• _STATED PROBLEM_
Among the lines listed below, count those that include the string "page", and state only the count.

--- start of SUPPLIED DATA ---

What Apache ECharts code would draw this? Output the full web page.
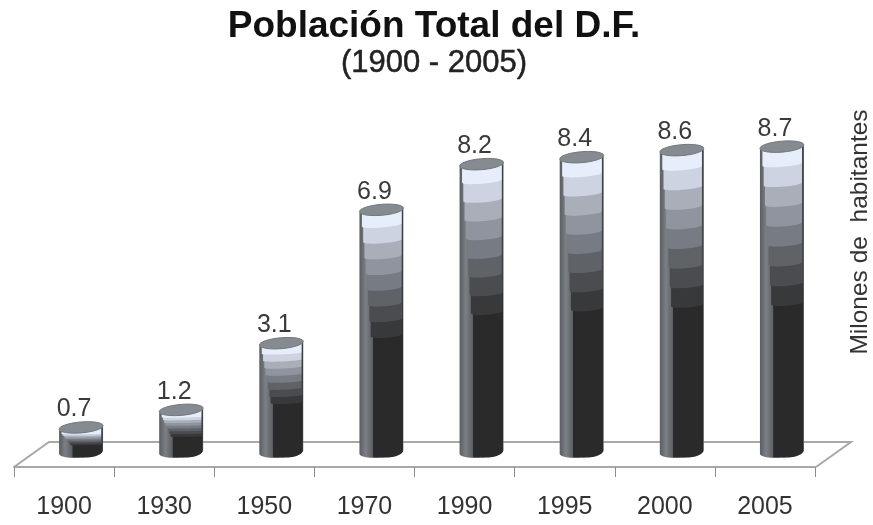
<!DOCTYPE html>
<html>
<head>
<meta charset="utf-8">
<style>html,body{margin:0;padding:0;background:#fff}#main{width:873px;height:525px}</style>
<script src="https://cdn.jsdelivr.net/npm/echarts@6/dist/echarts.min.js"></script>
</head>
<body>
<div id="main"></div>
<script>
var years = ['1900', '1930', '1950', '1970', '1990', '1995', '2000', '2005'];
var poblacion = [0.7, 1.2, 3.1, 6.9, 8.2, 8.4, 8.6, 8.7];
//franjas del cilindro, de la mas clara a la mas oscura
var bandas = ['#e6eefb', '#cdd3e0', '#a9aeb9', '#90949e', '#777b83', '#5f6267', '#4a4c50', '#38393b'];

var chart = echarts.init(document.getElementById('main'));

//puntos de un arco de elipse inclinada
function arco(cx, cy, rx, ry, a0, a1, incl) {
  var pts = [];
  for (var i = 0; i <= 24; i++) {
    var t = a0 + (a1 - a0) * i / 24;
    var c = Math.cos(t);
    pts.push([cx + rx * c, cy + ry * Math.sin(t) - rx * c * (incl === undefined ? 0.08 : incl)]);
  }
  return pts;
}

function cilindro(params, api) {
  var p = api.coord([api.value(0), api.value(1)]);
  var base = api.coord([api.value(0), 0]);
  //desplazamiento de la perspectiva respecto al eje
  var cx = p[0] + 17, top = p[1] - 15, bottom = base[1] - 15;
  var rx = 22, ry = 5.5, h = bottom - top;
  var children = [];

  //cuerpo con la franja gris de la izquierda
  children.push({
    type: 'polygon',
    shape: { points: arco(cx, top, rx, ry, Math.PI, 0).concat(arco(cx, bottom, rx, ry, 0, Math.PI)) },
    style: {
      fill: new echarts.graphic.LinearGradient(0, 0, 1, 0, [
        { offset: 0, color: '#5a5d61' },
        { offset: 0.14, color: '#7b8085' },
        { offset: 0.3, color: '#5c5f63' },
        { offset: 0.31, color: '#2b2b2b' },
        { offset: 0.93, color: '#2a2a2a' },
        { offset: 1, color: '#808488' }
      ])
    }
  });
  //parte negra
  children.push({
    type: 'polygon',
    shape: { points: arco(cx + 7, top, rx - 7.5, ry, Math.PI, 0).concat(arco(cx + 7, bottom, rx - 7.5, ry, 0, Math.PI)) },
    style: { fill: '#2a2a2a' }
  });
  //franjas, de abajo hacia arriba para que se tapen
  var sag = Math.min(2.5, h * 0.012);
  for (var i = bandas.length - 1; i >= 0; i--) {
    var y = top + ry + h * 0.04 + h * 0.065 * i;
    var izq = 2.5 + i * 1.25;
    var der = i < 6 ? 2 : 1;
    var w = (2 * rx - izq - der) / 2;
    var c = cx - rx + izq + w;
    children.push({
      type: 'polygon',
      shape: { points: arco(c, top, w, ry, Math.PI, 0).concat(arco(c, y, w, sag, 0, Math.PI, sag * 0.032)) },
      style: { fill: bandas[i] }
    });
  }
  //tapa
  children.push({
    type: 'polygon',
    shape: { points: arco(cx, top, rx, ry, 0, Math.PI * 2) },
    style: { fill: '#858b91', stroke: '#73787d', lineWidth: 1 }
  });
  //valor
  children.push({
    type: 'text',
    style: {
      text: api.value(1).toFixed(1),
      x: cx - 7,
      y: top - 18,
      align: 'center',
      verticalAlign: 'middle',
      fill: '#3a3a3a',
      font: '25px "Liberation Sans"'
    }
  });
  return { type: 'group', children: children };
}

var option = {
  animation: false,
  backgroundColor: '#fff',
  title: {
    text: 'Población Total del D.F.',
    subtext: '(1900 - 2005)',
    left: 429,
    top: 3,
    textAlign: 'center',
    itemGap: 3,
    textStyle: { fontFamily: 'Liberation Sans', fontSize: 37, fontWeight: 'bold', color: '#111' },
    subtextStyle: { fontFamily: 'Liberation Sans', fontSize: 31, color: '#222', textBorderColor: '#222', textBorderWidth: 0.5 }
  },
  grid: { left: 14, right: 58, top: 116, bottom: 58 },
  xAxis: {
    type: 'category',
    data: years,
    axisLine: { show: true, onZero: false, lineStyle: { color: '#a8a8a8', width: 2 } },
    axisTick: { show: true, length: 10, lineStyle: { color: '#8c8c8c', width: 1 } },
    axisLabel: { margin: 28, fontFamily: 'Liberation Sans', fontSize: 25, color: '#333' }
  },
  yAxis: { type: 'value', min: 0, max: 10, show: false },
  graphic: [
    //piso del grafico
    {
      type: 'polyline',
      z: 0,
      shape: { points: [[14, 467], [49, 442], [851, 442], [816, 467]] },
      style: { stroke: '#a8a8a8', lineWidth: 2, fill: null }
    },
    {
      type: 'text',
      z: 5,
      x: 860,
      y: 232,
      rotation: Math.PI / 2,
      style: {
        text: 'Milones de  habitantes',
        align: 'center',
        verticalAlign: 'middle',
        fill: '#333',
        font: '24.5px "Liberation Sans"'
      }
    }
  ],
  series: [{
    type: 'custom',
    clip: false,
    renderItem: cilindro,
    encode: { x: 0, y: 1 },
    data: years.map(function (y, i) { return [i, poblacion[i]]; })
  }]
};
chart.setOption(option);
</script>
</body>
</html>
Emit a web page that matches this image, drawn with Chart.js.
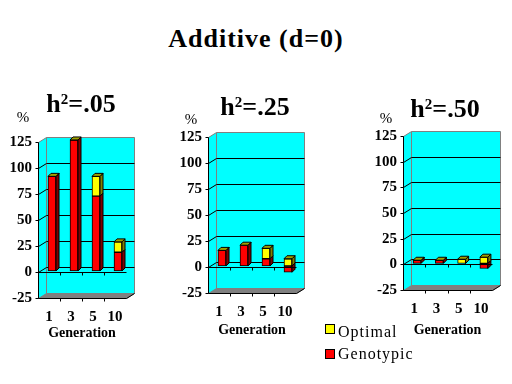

--- end of SUPPLIED DATA ---

• _RESPONSE TO THIS EXERCISE_
2